Petrol octane ratings
Octane rating measures a fuel’s resistance to knock — the higher the number, the more the fuel resists pre-ignition under compression. But three different scales exist, and a country’s pump number depends on which it displays. This reference compares RON, MON and AKI, converts between them, and lists what each grade means by country.
How it works
The same fuel is tested two ways. RON uses mild conditions; MON uses harsher, higher-load conditions and reads several points lower. Europe, the UK, Australia and most of Asia display RON. The US and Canada display AKI, the Anti-Knock Index, defined as AKI = (RON + MON) / 2. The gap between RON and MON (the “sensitivity”) is typically 8-10 points for pump petrol, so a fair estimate is MON ≈ RON − 9 and therefore AKI ≈ RON − 4.5. The converter applies these relationships so you can translate any pump number to the others.

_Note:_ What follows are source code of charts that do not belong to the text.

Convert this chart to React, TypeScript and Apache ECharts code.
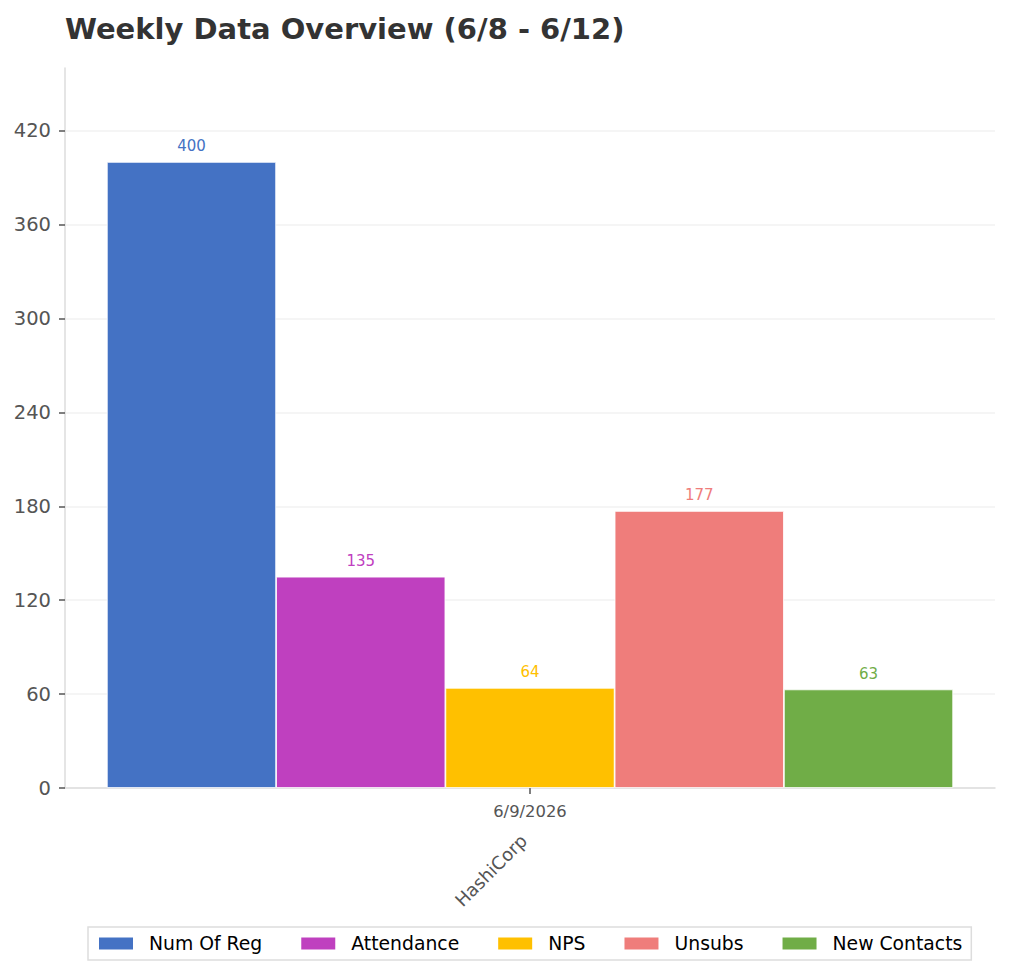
import React, { useEffect, useRef } from "react";
import * as echarts from "echarts";

const categories = ["6/9/2026"];
const groupLabels = ["HashiCorp"];
const seriesNames = ["Num Of Reg", "Attendance", "NPS", "Unsubs", "New Contacts"];
const numOfReg = [400];
const attendance = [135];
const nps = [64];
const unsubs = [177];
const newContacts = [63];
const seriesColors = ["#4472C4", "#BF40BF", "#FFC000", "#EF7D7B", "#70AD47"];
const yTicks = [0, 60, 120, 180, 240, 300, 360, 420];

const FONT = "DejaVu Sans";

export default function App() {
  const ref = useRef<HTMLDivElement>(null);
  useEffect(() => {
    document.body.style.margin = "0";
    if (!ref.current) return;
    const chart = echarts.init(ref.current, undefined, { renderer: "svg" });
    const values = [numOfReg, attendance, nps, unsubs, newContacts];
    chart.setOption({
      animation: false,
      backgroundColor: "#ffffff",
      textStyle: { fontFamily: FONT },
      title: {
        text: "Weekly Data Overview (6/8 - 6/12)",
        left: 60,
        top: 9,
        textStyle: { fontFamily: FONT, fontSize: 29, fontWeight: "bold", color: "#333333" },
      },
      legend: {
        left: 88,
        top: 927,
        padding: [7, 9, 7, 9],
        borderColor: "#dddddd",
        borderWidth: 1.5,
        itemWidth: 36,
        itemHeight: 14,
        itemGap: 37,
        icon: "rect",
        textStyle: { fontFamily: FONT, fontSize: 18.8, color: "#000000", padding: [0, 0, 0, 10] },
        data: seriesNames,
      },
      grid: { left: 65, right: 15, top: 68, bottom: 188, containLabel: false },
      xAxis: [
        {
          type: "category",
          data: categories,
          position: "bottom",
          axisLine: { show: true, lineStyle: { color: "#dddddd", width: 1.5 } },
          axisTick: { show: true, alignWithLabel: true, length: 6, lineStyle: { color: "#555555", width: 1.5 } },
          axisLabel: { fontFamily: FONT, fontSize: 16.4, color: "#555555", margin: 15 },
          splitLine: { show: false },
        },
        {
          type: "category",
          data: groupLabels,
          position: "bottom",
          offset: 48,
          axisLine: { show: false },
          axisTick: { show: false },
          axisLabel: {
            fontFamily: FONT,
            fontSize: 18,
            color: "#555555",
            rotate: 45,
            margin: 8,
            verticalAlign: "bottom",
          },
          splitLine: { show: false },
        },
      ],
      yAxis: {
        type: "value",
        min: 0,
        max: 460,
        interval: 60,
        axisLine: { show: true, lineStyle: { color: "#dddddd", width: 1.5 } },
        axisTick: { show: true, length: 6, lineStyle: { color: "#555555", width: 1.5 }, customValues: yTicks },
        axisLabel: { fontFamily: FONT, fontSize: 19.5, color: "#555555", margin: 14, customValues: yTicks },
        splitLine: { show: true, lineStyle: { color: "#f2f2f2", width: 1.5 } },
      },
      series: seriesNames.map((name, i) => ({
        name,
        type: "bar",
        xAxisIndex: 0,
        data: values[i],
        barGap: "0%",
        barCategoryGap: "9%",
        itemStyle: { color: seriesColors[i], borderColor: "#ffffff", borderWidth: 0.8 },
        label: {
          show: true,
          position: "top",
          distance: 8,
          color: seriesColors[i],
          fontFamily: FONT,
          fontSize: 15,
        },
      })),
    });
    return () => chart.dispose();
  }, []);
  return <div ref={ref} style={{ width: 1010, height: 976 }} />;
}
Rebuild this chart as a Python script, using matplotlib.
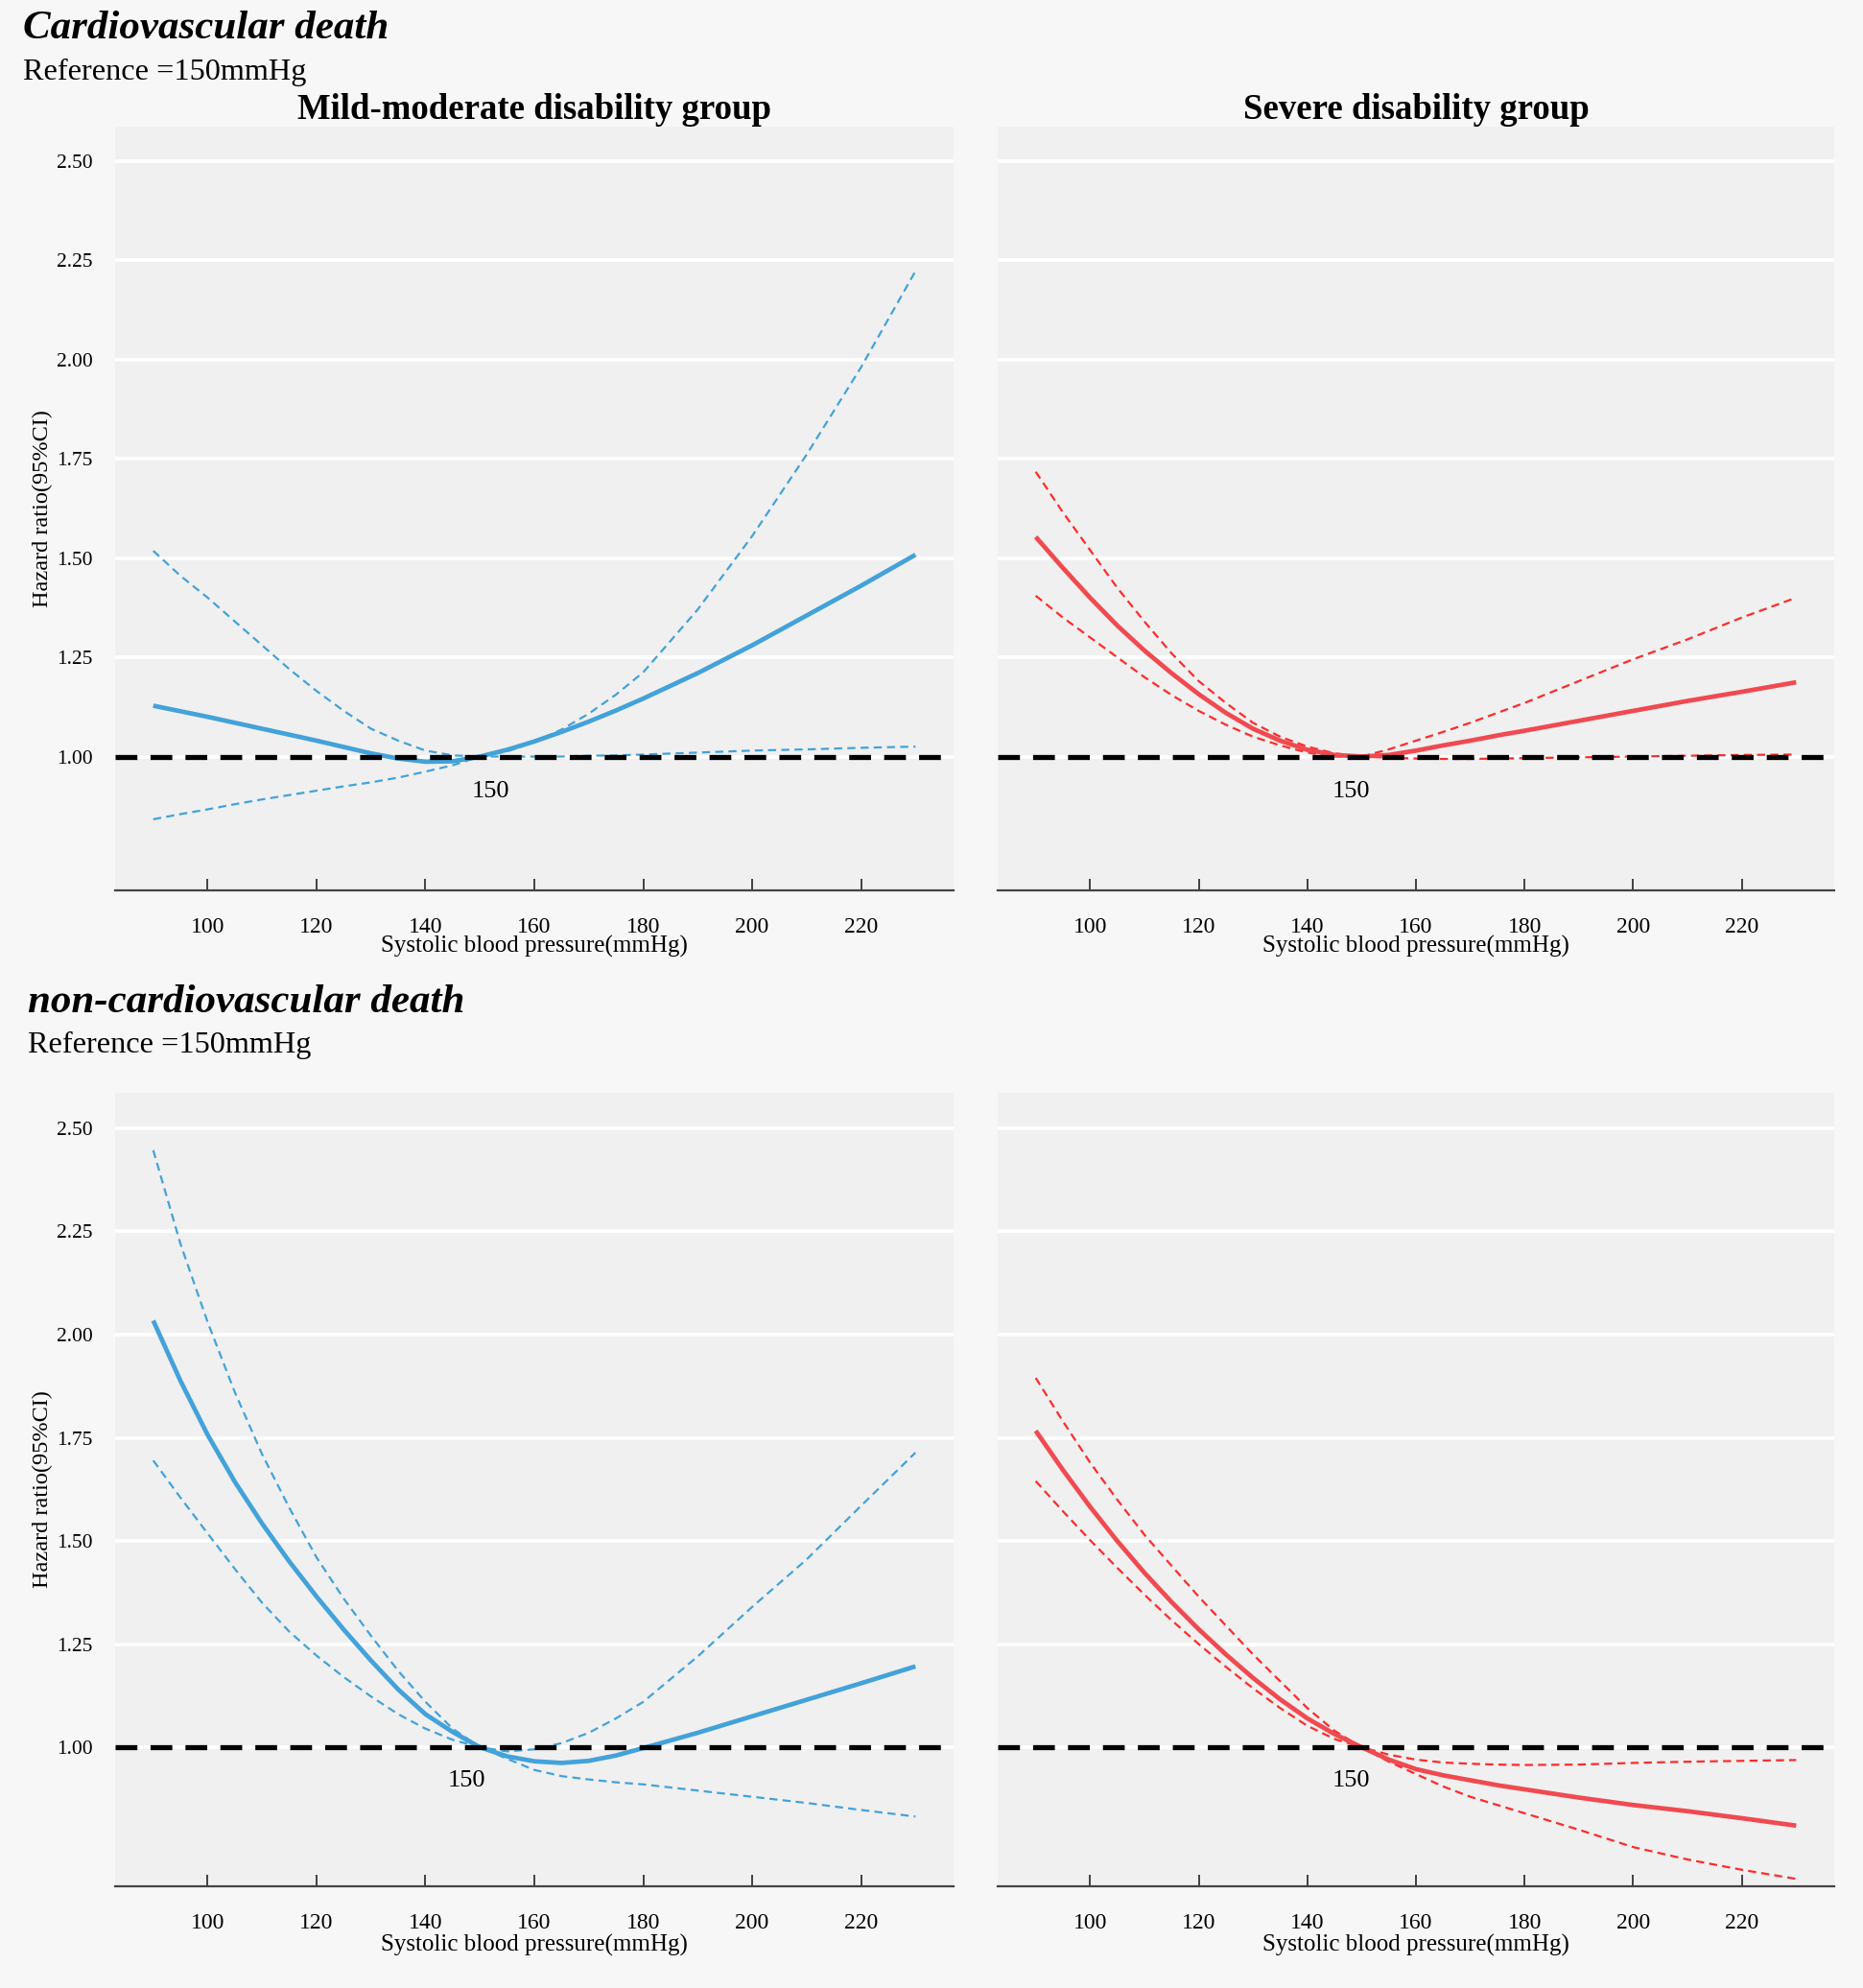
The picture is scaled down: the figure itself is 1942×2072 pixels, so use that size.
import matplotlib
matplotlib.use("Agg")
import matplotlib.pyplot as plt

plt.rcParams["font.family"] = ["Liberation Serif", "DejaVu Serif"]

# systolic blood pressure grid (mmHg)
sbp = [90, 95, 100, 105, 110, 115, 120, 125, 130, 135, 140, 145, 150,
       155, 160, 165, 170, 175, 180, 190, 200, 210, 220, 230]

# cardiovascular death, mild-moderate disability
cv_mild_hr = [1.128, 1.114, 1.100, 1.085, 1.070, 1.055, 1.040, 1.024, 1.008, 0.995, 0.987, 0.988, 1.000,
              1.017, 1.038, 1.062, 1.088, 1.116, 1.146, 1.210, 1.280, 1.355, 1.430, 1.508]
cv_mild_hi = [1.518, 1.455, 1.400, 1.340, 1.280, 1.220, 1.165, 1.115, 1.070, 1.040, 1.015, 1.003, 1.000,
              1.013, 1.036, 1.068, 1.108, 1.156, 1.212, 1.370, 1.555, 1.760, 1.980, 2.222]
cv_mild_lo = [0.842, 0.855, 0.867, 0.880, 0.892, 0.903, 0.914, 0.925, 0.935, 0.947, 0.962, 0.978, 1.000,
              1.000, 1.000, 1.000, 1.002, 1.003, 1.005, 1.010, 1.015, 1.018, 1.022, 1.025]

# cardiovascular death, severe disability
cv_sev_hr = [1.553, 1.475, 1.400, 1.330, 1.267, 1.210, 1.157, 1.110, 1.070, 1.040, 1.017, 1.004, 1.000,
             1.004, 1.015, 1.028, 1.040, 1.053, 1.065, 1.090, 1.115, 1.140, 1.163, 1.187]
cv_sev_hi = [1.717, 1.615, 1.520, 1.425, 1.340, 1.260, 1.190, 1.135, 1.085, 1.050, 1.025, 1.008, 1.000,
             1.018, 1.040, 1.062, 1.085, 1.110, 1.135, 1.190, 1.245, 1.295, 1.350, 1.400]
cv_sev_lo = [1.405, 1.350, 1.300, 1.250, 1.200, 1.155, 1.115, 1.080, 1.050, 1.028, 1.010, 1.000, 1.000,
             0.997, 0.995, 0.994, 0.994, 0.995, 0.996, 0.998, 1.000, 1.002, 1.004, 1.005]

# non-cardiovascular death, mild-moderate disability
ncv_mild_hr = [2.034, 1.888, 1.757, 1.643, 1.542, 1.450, 1.365, 1.285, 1.210, 1.140, 1.080, 1.037, 1.000,
               0.978, 0.966, 0.962, 0.967, 0.980, 0.998, 1.035, 1.075, 1.115, 1.155, 1.196]
ncv_mild_hi = [2.447, 2.220, 2.030, 1.860, 1.710, 1.580, 1.460, 1.360, 1.270, 1.185, 1.110, 1.045, 1.000,
               0.990, 0.995, 1.010, 1.035, 1.070, 1.110, 1.220, 1.340, 1.455, 1.585, 1.714]
ncv_mild_lo = [1.695, 1.605, 1.518, 1.432, 1.350, 1.280, 1.222, 1.170, 1.123, 1.080, 1.045, 1.018, 1.000,
               0.972, 0.945, 0.930, 0.922, 0.915, 0.910, 0.895, 0.880, 0.865, 0.848, 0.832]

# non-cardiovascular death, severe disability
ncv_sev_hr = [1.767, 1.672, 1.583, 1.500, 1.423, 1.352, 1.286, 1.225, 1.168, 1.116, 1.070, 1.032, 1.000,
              0.970, 0.947, 0.932, 0.920, 0.908, 0.898, 0.878, 0.860, 0.845, 0.828, 0.810]
ncv_sev_hi = [1.895, 1.790, 1.690, 1.600, 1.515, 1.440, 1.365, 1.295, 1.225, 1.160, 1.095, 1.040, 1.000,
              0.982, 0.970, 0.963, 0.960, 0.958, 0.957, 0.958, 0.962, 0.965, 0.967, 0.969]
ncv_sev_lo = [1.645, 1.572, 1.502, 1.435, 1.370, 1.308, 1.250, 1.195, 1.143, 1.095, 1.052, 1.020, 1.000,
              0.965, 0.935, 0.905, 0.880, 0.860, 0.840, 0.800, 0.758, 0.728, 0.703, 0.681]

yticks = [1.00, 1.25, 1.50, 1.75, 2.00, 2.25, 2.50]
xticks = [100, 120, 140, 160, 180, 200, 220]
ref_sbp = 150

BLUE = "#43a2da"
RED = "#f04a50"
RED_CI = "#ff2b2b"
FIG_BG = "#f7f7f7"
PANEL_BG = "#f0f0f0"

W, H = 1942, 2072
fig = plt.figure(figsize=(W / 100, H / 100), dpi=100, facecolor=FIG_BG)


def px_axes(x0, y0, x1, y1):
    return fig.add_axes([x0 / W, 1 - y1 / H, (x1 - x0) / W, (y1 - y0) / H])


def panel(ax, hr, hi, lo, line_col, ci_col, lab_xy, title=None):
    ax.set_facecolor(PANEL_BG)
    for s in ["top", "right", "left"]:
        ax.spines[s].set_visible(False)
    ax.spines["bottom"].set_color("#444444")
    ax.spines["bottom"].set_linewidth(1.6)
    ax.set_xlim(83, 237)
    ax.set_ylim(0.663, 2.586)
    ax.set_yticks(yticks)
    ax.set_yticklabels([f"{v:.2f}" for v in yticks])
    ax.set_xticks(xticks)
    ax.grid(axis="y", color="white", lw=2.6, zorder=0)
    ax.set_axisbelow(True)
    ax.tick_params(axis="y", length=0, pad=17, labelsize=15.5)
    ax.tick_params(axis="x", direction="in", length=9, width=1.3, color="#333333",
                   pad=20, labelsize=17)

    ax.plot(sbp, hi, color=ci_col, lw=1.6, ls=(0, (3.8, 2.4)), zorder=2)
    ax.plot(sbp, lo, color=ci_col, lw=1.6, ls=(0, (3.8, 2.4)), zorder=2)
    ax.plot(sbp, hr, color=line_col, lw=3.4, solid_capstyle="butt", zorder=3)
    ax.axhline(1.0, color="black", lw=3.8, dashes=(4.3, 2.6), zorder=4)

    ax.text(lab_xy[0], lab_xy[1], str(ref_sbp), ha="center", va="center", fontsize=19)

    ax.set_xlabel("Systolic blood pressure(mmHg)", fontsize=18)
    ax.xaxis.set_label_coords(0.5, -0.074)
    ax.xaxis.label.set_va("center")
    if title:
        ax.set_title(title, fontsize=26.5, fontweight="bold", pad=-2)


ax1 = px_axes(120, 132, 994, 928)
ax2 = px_axes(1040, 132, 1912, 928)
ax3 = px_axes(120, 1139, 994, 1966)
ax4 = px_axes(1040, 1139, 1912, 1966)

panel(ax1, cv_mild_hr, cv_mild_hi, cv_mild_lo, BLUE, BLUE, (152, 0.911),
      "Mild-moderate disability group")
panel(ax2, cv_sev_hr, cv_sev_hi, cv_sev_lo, RED, RED_CI, (148, 0.911),
      "Severe disability group")
panel(ax3, ncv_mild_hr, ncv_mild_hi, ncv_mild_lo, BLUE, BLUE, (147.5, 0.918))
panel(ax4, ncv_sev_hr, ncv_sev_hi, ncv_sev_lo, RED, RED_CI, (148, 0.918))

for ax in (ax1, ax3):
    ax.set_ylabel("Hazard ratio(95%CI)", fontsize=17.5)
    ax.yaxis.set_label_coords(-0.087, 0.5)
    ax.yaxis.label.set_va("center")
for ax in (ax2, ax4):
    ax.set_yticklabels([])

fig.text(24 / W, 1 - 30 / H, "Cardiovascular death", fontsize=31,
         fontweight="bold", fontstyle="italic", va="center", ha="left")
fig.text(24 / W, 1 - 75 / H, "Reference =150mmHg", fontsize=23.2, va="center", ha="left")
fig.text(29 / W, 1 - 1045 / H, "non-cardiovascular death", fontsize=31,
         fontweight="bold", fontstyle="italic", va="center", ha="left")
fig.text(29 / W, 1 - 1089 / H, "Reference =150mmHg", fontsize=23.2, va="center", ha="left")

fig.savefig("out.png", dpi=100, facecolor=FIG_BG)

Country-by-country grade guide
Understanding what the pump number means in each country prevents confusion when travelling or importing a vehicle:
| Country / Region | Scale shown | Regular | Mid | Premium |
|---|---|---|---|---|
| USA and Canada | AKI | 87 | 89 | 91–93 |
| UK and most of Europe | RON | 95 | — | 97–99 |
| Australia | RON | 91 | 95 | 98 |
| Japan | RON | 89 | — | 96 |
| Brazil | RON | 87 (ethanol blend) | — | 95 |
| India | RON | 87–91 (varies by city) | — | 95 |
US “87” and European “95” are not far apart in practice: 87 AKI ≈ 91-92 RON. A European car specifying 95 RON minimum needs approximately 91 AKI (US premium) — not 87 regular.
What knock actually is and why it matters
Knock — also called detonation or pinging — happens when fuel-air mixture auto-ignites before the spark plug fires. Instead of a smooth, controlled burn that pushes the piston down, you get an uncontrolled pressure spike that hammers the piston and can damage rings, pistons, and the cylinder head over time.
Modern engines use knock sensors to detect this and retard ignition timing automatically. That prevents immediate damage but costs power and fuel economy. The engine is running a defensive strategy, not an optimal one. Persistent knock in an older engine without sensors causes real long-term harm.
Tips and examples
- Match the minimum, not the maximum. Your owner’s manual specifies a minimum octane. Meeting it is fine; exceeding it offers no benefit in most naturally aspirated engines.
- Turbo and high-compression engines are more sensitive. Many specify premium as required rather than recommended — that means the engine timing strategy assumes premium; running regular will measurably reduce performance and efficiency.
- Fuel ethanol content affects the effective octane. In some regions, pump blends contain 10–15% ethanol (E10/E15), which naturally raises octane slightly. US E10 regular at 87 AKI contains that ethanol boost, while pure hydrocarbon 87 would behave differently.
- The conversion is an estimate. The RON-to-AKI relationship assumes a typical sensitivity of about 9 points. Reformulated, oxygenated, or premium synthetic blends can have different sensitivities, so the conversion is a guide rather than a guarantee.